Collected data start
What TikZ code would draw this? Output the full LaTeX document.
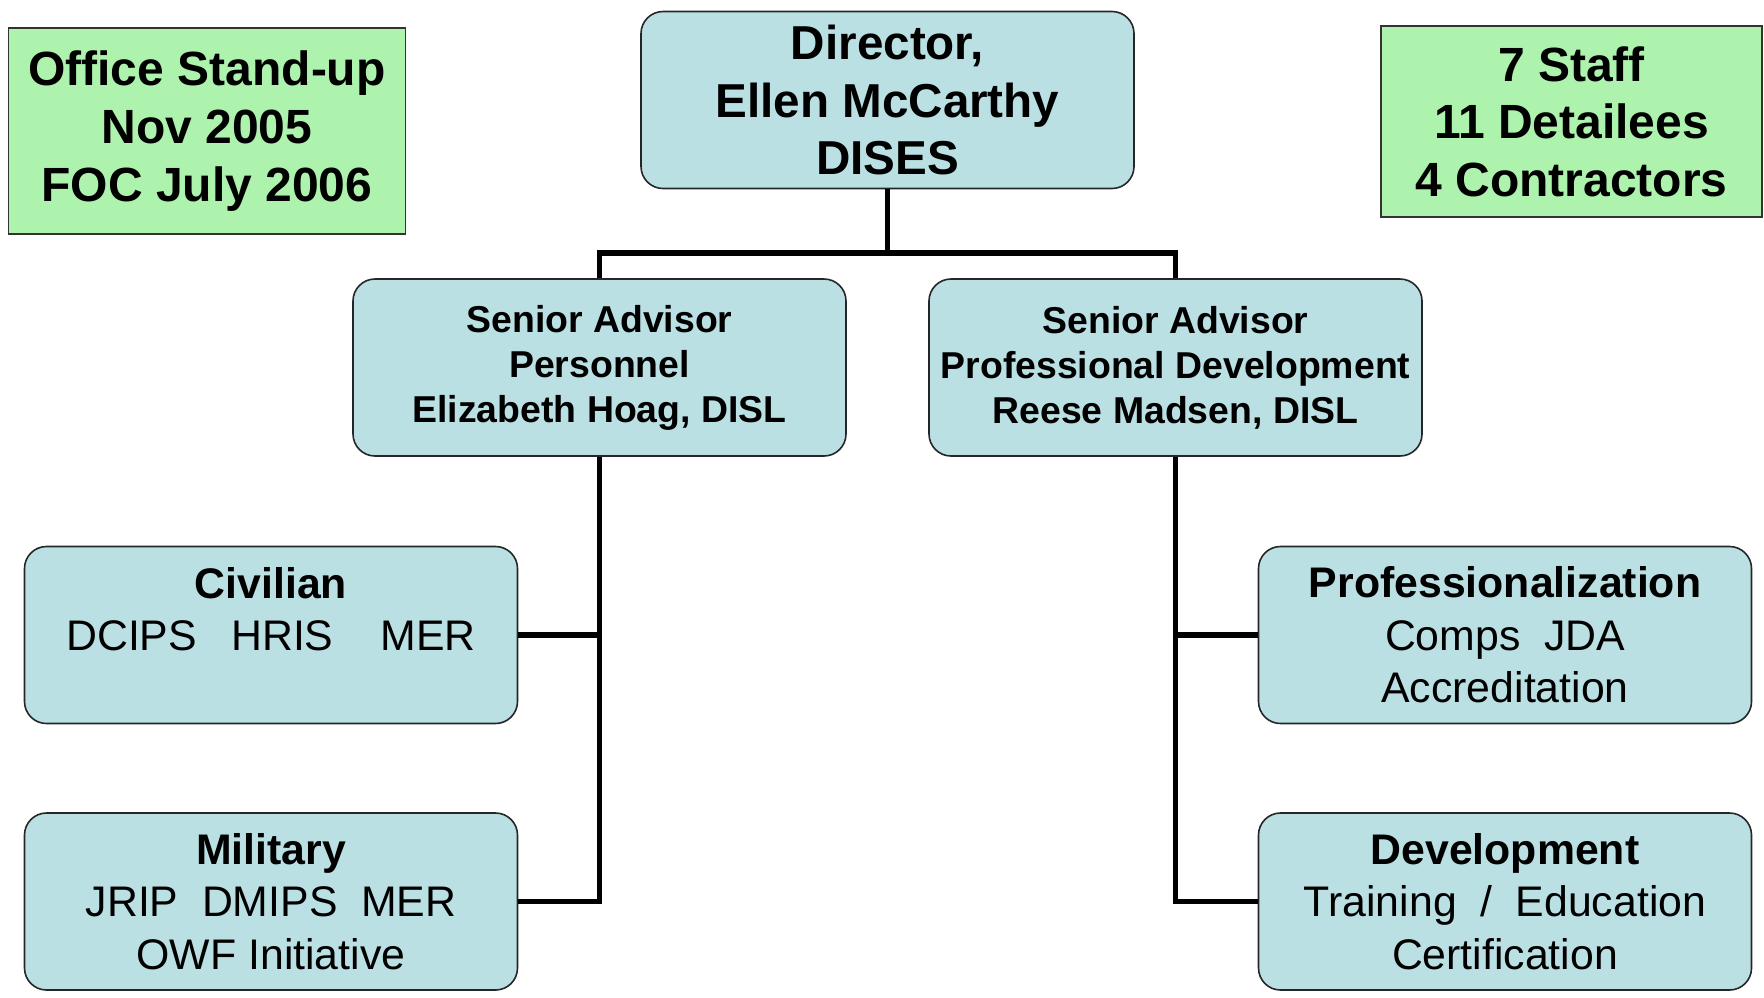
\documentclass[tikz,border=0pt]{standalone}
\usepackage{fontspec}
\setmainfont{Liberation Sans}
\definecolor{boxblue}{RGB}{186,224,227}
\definecolor{boxgreen}{RGB}{173,242,173}
\begin{document}
\begin{tikzpicture}[x=0.5pt,y=-0.5pt]

    \tikzset{
      unit/.style={
        draw=black!85,
        line width=0.8pt,
        fill=boxblue,
        rounded corners=11pt,
        align=center,
        inner sep=0pt,
        minimum width=246.5pt,
        minimum height=88.5pt,
      },
      topunit/.style={
        unit,
        font=\fontsize{23.8}{28.7}\selectfont\bfseries,
      },
      advisor/.style={
        unit,
        font=\fontsize{18.7}{22.5}\selectfont\bfseries,
      },
      branch/.style={
        unit,
        font=\fontsize{21.4}{26.2}\selectfont,
      },
      note/.style={
        draw=black!80,
        line width=0.8pt,
        fill=boxgreen,
        align=center,
        inner sep=0pt,
        font=\fontsize{24}{28.8}\selectfont\bfseries,
      },
      conn/.style={
        line width=2.8pt,
      },
    }
    \useasboundingbox (0,0) rectangle (1764,997);

    \node[note,minimum width=198.5pt,minimum height=103pt] (standup) at (207,131)
      {Office Stand-up\\Nov 2005\\FOC July 2006};
    \node[note,minimum width=190.5pt,minimum height=95.5pt] (staff) at (1571.5,121.5)
      {7 Staff\\11 Detailees\\4 Contractors};

    \node[topunit] (director) at (887.5,100)
      {Director,\\Ellen McCarthy\\DISES};

    \node[advisor] (personnel) at (599.5,367.5)
      {Senior Advisor\\Personnel\\Elizabeth Hoag, DISL};
    \node[advisor] (profdev) at (1175.5,367.5)
      {Senior Advisor\\Professional Development\\Reese Madsen, DISL};

    \node[branch] (civilian) at (271,635)
      {{\bfseries Civilian}\\DCIPS\hspace{0.8em}HRIS\hspace{1.1em}MER\\\mbox{}};
    \node[branch] (military) at (271,901.5)
      {{\bfseries Military}\\JRIP\hspace{0.55em}DMIPS\hspace{0.55em}MER\\OWF Initiative};
    \node[branch] (prof) at (1505,635)
      {{\bfseries Professionalization}\\Comps\hspace{0.55em}JDA\\Accreditation};
    \node[branch] (develop) at (1505,901.5)
      {{\bfseries Development}\\Training\hspace{0.55em}/\hspace{0.55em}Education\\Certification};

    \coordinate (split) at (887.5,253);

    \draw[conn] (director.south) -- (split);
    \draw[conn] (personnel.north) |- (split) -| (profdev.north);
    \draw[conn] (personnel.south) |- (military.east);
    \draw[conn] (civilian.east) -- (civilian.east -| personnel.south);
    \draw[conn] (profdev.south) |- (develop.west);
    \draw[conn] (prof.west) -- (prof.west -| profdev.south);

\end{tikzpicture}
\end{document}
Collected data end
* Task goal: Working from the lines above, reproduce the material exactly and exclude its pictures.

* Exercise response:
What TikZ code would draw this? Output the full LaTeX document.
\documentclass[tikz,border=0pt]{standalone}
\usepackage{fontspec}
\setmainfont{Liberation Sans}
\definecolor{boxblue}{RGB}{186,224,227}
\definecolor{boxgreen}{RGB}{173,242,173}
\begin{document}
\begin{tikzpicture}[x=0.5pt,y=-0.5pt]

    \tikzset{
      unit/.style={
        draw=black!85,
        line width=0.8pt,
        fill=boxblue,
        rounded corners=11pt,
        align=center,
        inner sep=0pt,
        minimum width=246.5pt,
        minimum height=88.5pt,
      },
      topunit/.style={
        unit,
        font=\fontsize{23.8}{28.7}\selectfont\bfseries,
      },
      advisor/.style={
        unit,
        font=\fontsize{18.7}{22.5}\selectfont\bfseries,
      },
      branch/.style={
        unit,
        font=\fontsize{21.4}{26.2}\selectfont,
      },
      note/.style={
        draw=black!80,
        line width=0.8pt,
        fill=boxgreen,
        align=center,
        inner sep=0pt,
        font=\fontsize{24}{28.8}\selectfont\bfseries,
      },
      conn/.style={
        line width=2.8pt,
      },
    }
    \useasboundingbox (0,0) rectangle (1764,997);

    \node[note,minimum width=198.5pt,minimum height=103pt] (standup) at (207,131)
      {Office Stand-up\\Nov 2005\\FOC July 2006};
    \node[note,minimum width=190.5pt,minimum height=95.5pt] (staff) at (1571.5,121.5)
      {7 Staff\\11 Detailees\\4 Contractors};

    \node[topunit] (director) at (887.5,100)
      {Director,\\Ellen McCarthy\\DISES};

    \node[advisor] (personnel) at (599.5,367.5)
      {Senior Advisor\\Personnel\\Elizabeth Hoag, DISL};
    \node[advisor] (profdev) at (1175.5,367.5)
      {Senior Advisor\\Professional Development\\Reese Madsen, DISL};

    \node[branch] (civilian) at (271,635)
      {{\bfseries Civilian}\\DCIPS\hspace{0.8em}HRIS\hspace{1.1em}MER\\\mbox{}};
    \node[branch] (military) at (271,901.5)
      {{\bfseries Military}\\JRIP\hspace{0.55em}DMIPS\hspace{0.55em}MER\\OWF Initiative};
    \node[branch] (prof) at (1505,635)
      {{\bfseries Professionalization}\\Comps\hspace{0.55em}JDA\\Accreditation};
    \node[branch] (develop) at (1505,901.5)
      {{\bfseries Development}\\Training\hspace{0.55em}/\hspace{0.55em}Education\\Certification};

    \coordinate (split) at (887.5,253);

    \draw[conn] (director.south) -- (split);
    \draw[conn] (personnel.north) |- (split) -| (profdev.north);
    \draw[conn] (personnel.south) |- (military.east);
    \draw[conn] (civilian.east) -- (civilian.east -| personnel.south);
    \draw[conn] (profdev.south) |- (develop.west);
    \draw[conn] (prof.west) -- (prof.west -| profdev.south);

\end{tikzpicture}
\end{document}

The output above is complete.